How do you power the Nano M6E? I would advise applying the 5V directly on the separate 3.7 - 5V connector of the NANO M6E and NOT taking the power through the ESP32. Maybe you need to cut the link on the M6E to NOT use VCC from the ESP32.

Maybe also try to lower the speed to 57600.

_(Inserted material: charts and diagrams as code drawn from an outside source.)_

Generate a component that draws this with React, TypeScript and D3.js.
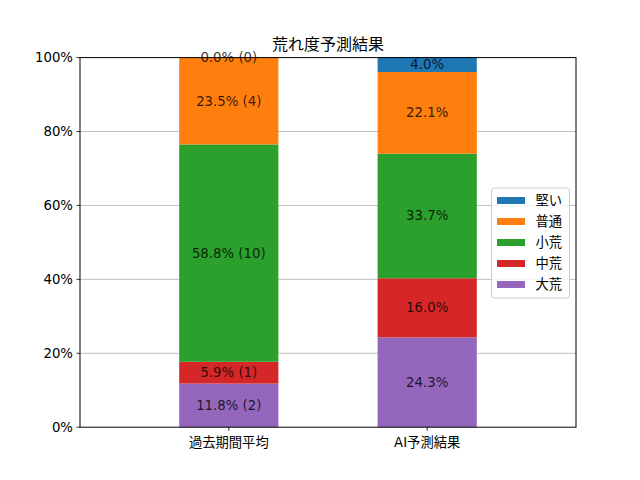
import React from "react";
import * as d3 from "d3";

const categories = ["過去期間平均", "AI予測結果"];
const seriesNames = ["大荒", "中荒", "小荒", "普通", "堅い"];
const seriesColors = ["#9467bd", "#d62728", "#2ca02c", "#ff7f0e", "#1f77b4"];
const pastValues = [11.8, 5.9, 58.8, 23.5, 0.0];
const pastCounts = [2, 1, 10, 4, 0];
const aiValues = [24.3, 16.0, 33.7, 22.1, 4.0];
const yTicks = [0, 20, 40, 60, 80, 100];
const title = "荒れ度予測結果";

const W = 640, H = 480;
const M = { left: 80, right: 576, top: 57.6, bottom: 427.2 };
const FONT = "'DejaVu Sans', 'Noto Sans CJK JP', sans-serif";

export default function App() {
  const x = d3.scaleLinear().domain([-0.75, 1.75]).range([M.left, M.right]);
  const y = d3.scaleLinear().domain([0, 100]).range([M.bottom, M.top]);
  const bw = x(0.5) - x(0);

  const rows = [
    { values: pastValues, labels: pastValues.map((v, i) => `${v.toFixed(1)}% (${pastCounts[i]})`) },
    { values: aiValues, labels: aiValues.map((v) => `${v.toFixed(1)}%`) },
  ];

  const bars: React.ReactNode[] = [];
  const texts: React.ReactNode[] = [];
  rows.forEach((row, ci) => {
    let acc = 0;
    row.values.forEach((v, si) => {
      const y0 = acc, y1 = acc + v;
      acc = y1;
      const cx = x(ci);
      bars.push(
        <rect key={`b${ci}-${si}`} x={cx - bw / 2} y={y(y1)} width={bw} height={Math.max(0, y(y0) - y(y1))} fill={seriesColors[si]} />
      );
      texts.push(
        <text key={`t${ci}-${si}`} x={cx} y={y((y0 + y1) / 2)} textAnchor="middle" dominantBaseline="central" fontSize={13.3} fill="#000" fillOpacity={0.8}>
          {row.labels[si]}
        </text>
      );
    });
  });

  const legendItems = seriesNames.map((n, i) => ({ n, c: seriesColors[i] })).reverse();
  const lgX = 491.5, lgY = 188, lgW = 78, lgH = 110;

  return (
    <svg width={W} height={H} style={{ display: "block", margin: 0, position: "absolute", left: 0, top: 0 }} fontFamily={FONT}>
      <rect width={W} height={H} fill="#fff" />
      {yTicks.slice(1, -1).map((t) => (
        <line key={`g${t}`} x1={M.left} x2={M.right} y1={y(t)} y2={y(t)} stroke="#b0b0b0" strokeWidth={0.8} />
      ))}
      {bars}
      <rect x={M.left} y={M.top} width={M.right - M.left} height={M.bottom - M.top} fill="none" stroke="#000" strokeWidth={1} />
      {yTicks.map((t) => (
        <g key={`yt${t}`}>
          <line x1={M.left - 3.5} x2={M.left} y1={y(t)} y2={y(t)} stroke="#000" strokeWidth={0.8} />
          <text x={M.left - 7} y={y(t)} textAnchor="end" dominantBaseline="central" fontSize={13.3} fill="#000">{`${t}%`}</text>
        </g>
      ))}
      {categories.map((c, i) => (
        <g key={`xt${i}`}>
          <line x1={x(i)} x2={x(i)} y1={M.bottom} y2={M.bottom + 3.5} stroke="#000" strokeWidth={0.8} />
          <text x={x(i)} y={M.bottom + 15} textAnchor="middle" dominantBaseline="central" fontSize={13.3} fill="#000">{c}</text>
        </g>
      ))}
      {texts}
      <text x={(M.left + M.right) / 2} y={44} textAnchor="middle" dominantBaseline="central" fontSize={16} fill="#000">{title}</text>
      <rect x={lgX} y={lgY} width={lgW} height={lgH} rx={3} fill="#fff" fillOpacity={0.8} stroke="#cccccc" strokeWidth={1} />
      {legendItems.map((it, i) => {
        const cy = lgY + 12.5 + i * 21;
        return (
          <g key={`lg${i}`}>
            <rect x={lgX + 5.5} y={cy - 3.5} width={28} height={7} fill={it.c} />
            <text x={lgX + 44} y={cy} dominantBaseline="central" fontSize={13.3} fill="#000">{it.n}</text>
          </g>
        );
      })}
    </svg>
  );
}
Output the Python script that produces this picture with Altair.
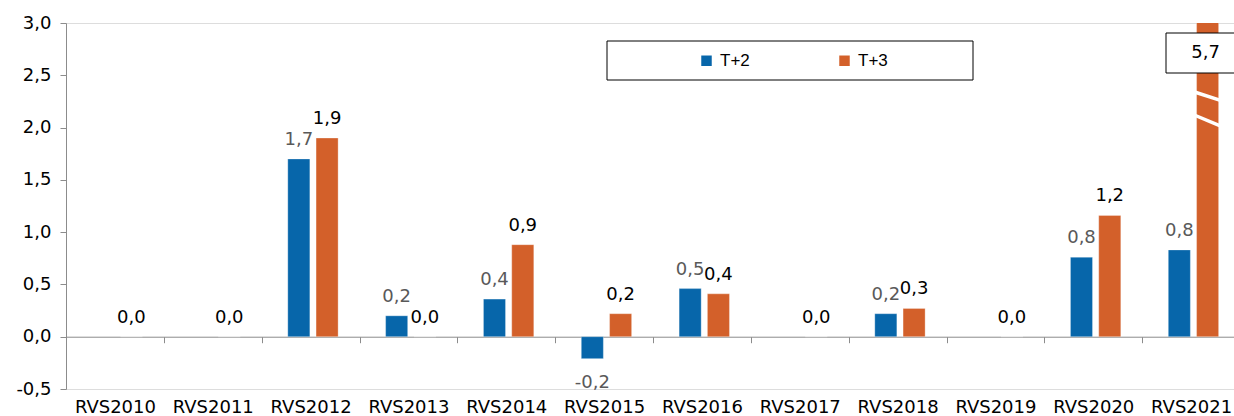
import altair as alt
import pandas as pd

categories = ["RVS2010", "RVS2011", "RVS2012", "RVS2013", "RVS2014", "RVS2015",
              "RVS2016", "RVS2017", "RVS2018", "RVS2019", "RVS2020", "RVS2021"]
t_plus_2 = [None, None, 1.70, 0.20, 0.36, -0.21, 0.46, None, 0.22, None, 0.76, 0.83]
t_plus_3 = [0.0, 0.0, 1.90, 0.0, 0.88, 0.22, 0.41, 0.0, 0.27, 0.0, 1.16, 5.7]
series = ["T+2", "T+3"]
colors = ["#0766AA", "#D3602A"]
label_colors = ["#595959", "#000000"]

rows = []
for c, a, b in zip(categories, t_plus_2, t_plus_3):
    rows.append({"cat": c, "series": "T+2", "value": a})
    rows.append({"cat": c, "series": "T+3", "value": b})
df = pd.DataFrame(rows)

W, H = 1168, 366
XRANGE = 1174
YMIN, YMAX = -0.5, 3.0
FONT = "DejaVu Sans"
FMT = "replace(replace(format(datum.value, '.1f'), '.', ','), '\u2212', '-')"

x_enc = alt.X("cat:N", sort=categories, title=None,
              scale=alt.Scale(paddingInner=0, paddingOuter=0, range=[0, XRANGE]),
              axis=alt.Axis(offset=-H * (0 - YMIN) / (YMAX - YMIN), tickBand="extent",
                            domainColor="#8c8c8c", tickColor="#8c8c8c", tickSize=6,
                            labelPadding=56, labelAngle=0, labelFontSize=18,
                            labelFont=FONT, labelColor="#000000"))
xo_enc = alt.XOffset("series:N", sort=series,
                     scale=alt.Scale(paddingInner=0.22, paddingOuter=0.84, align=0.55))
y_scale = alt.Scale(domain=[YMIN, YMAX], nice=False, zero=False)
y_enc = alt.Y("value:Q", scale=y_scale, title=None,
              axis=alt.Axis(values=[-0.5, 0, 0.5, 1, 1.5, 2, 2.5, 3], grid=False,
                            labelExpr=FMT,
                            domainColor="#8c8c8c", tickColor="#8c8c8c", tickSize=6,
                            labelPadding=9, labelFontSize=18, labelFont=FONT,
                            labelColor="#000000"))

base = alt.Chart(df).transform_filter("isValid(datum.value)")

legend_box = alt.Chart(pd.DataFrame({"k": [0]})).mark_rect(
    fill="white", stroke="black", strokeWidth=1).encode(
    x=alt.value(541), x2=alt.value(907), y=alt.value(18), y2=alt.value(57))

bars = base.mark_bar(clip=True, stroke="white", strokeWidth=0.5, strokeOpacity=0.6).encode(
    x=x_enc, xOffset=xo_enc, y=y_enc,
    color=alt.Color("series:N", sort=series,
                    scale=alt.Scale(domain=series, range=colors),
                    legend=alt.Legend(orient="none", legendX=632, legendY=29,
                                      direction="horizontal", title=None,
                                      symbolType="square", symbolSize=110,
                                      symbolStrokeWidth=0, labelFontSize=17,
                                      labelFont="Liberation Sans", labelColor="#000000",
                                      columnPadding=86, padding=0, labelOffset=5)))

brk = alt.Chart(pd.DataFrame({"a": [2.345, 2.125], "b": [2.255, 2.01]})).mark_rule(
    color="white", strokeWidth=3.5).encode(
    x=alt.value(1127), x2=alt.value(1156), y=alt.Y("a:Q", scale=y_scale), y2="b:Q")

lbl_layers = []
for s, col in zip(series, label_colors):
    common = base.transform_filter(alt.datum.series == s).transform_calculate(lbl=FMT)
    pos = common.transform_filter("datum.value >= 0 && datum.value <= 3").mark_text(
        baseline="alphabetic", dy=-14, fontSize=18, font=FONT, color=col).encode(
        x=x_enc, xOffset=xo_enc, y=y_enc, text="lbl:N")
    neg = common.transform_filter("datum.value < 0").mark_text(
        baseline="alphabetic", dy=29, fontSize=18, font=FONT, color=col).encode(
        x=x_enc, xOffset=xo_enc, y=y_enc, text="lbl:N")
    lbl_layers += [pos, neg]

big_box = alt.Chart(pd.DataFrame({"k": [0]})).mark_rect(
    fill="white", stroke="black", strokeWidth=1).encode(
    x=alt.value(1100), x2=alt.value(1170), y=alt.value(10), y2=alt.value(50))
big_lbl = base.transform_filter("datum.value > 3").transform_calculate(lbl=FMT).mark_text(
    fontSize=18, font=FONT, color="black", baseline="middle", dx=-2).encode(
    x=x_enc, xOffset=xo_enc, y=alt.value(30), text="lbl:N")

chart = alt.layer(legend_box, bars, brk, *lbl_layers, big_box, big_lbl).properties(
    width=W, height=H,
    autosize=alt.AutoSizeParams(type="none"),
    padding={"left": 66, "top": 23, "right": 0, "bottom": 27},
).configure_view(stroke=None).configure(background="white")

chart.save("out.html", embed_options={"renderer": "svg", "actions": False})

Thank you Paul. I’m still chasing this down to some extend, but for future people who find this thread I wanted to update:

–Securing the antenna cable with hot glue seemed to help quite a lot

–Lowering the speed wasn’t successful

Re: power, it is connected directly to the battery. The ESP is also connected directly to the same battery, though, so maybe it is trying to power the board versus receive power…that would be unfortunate. I should isolate them to different power sources and check; however, since my problem was greatly improved by the antenna fix and is functioning fine, I haven’t been motivated to pursue it further and chase down the final "Bad CRC"s.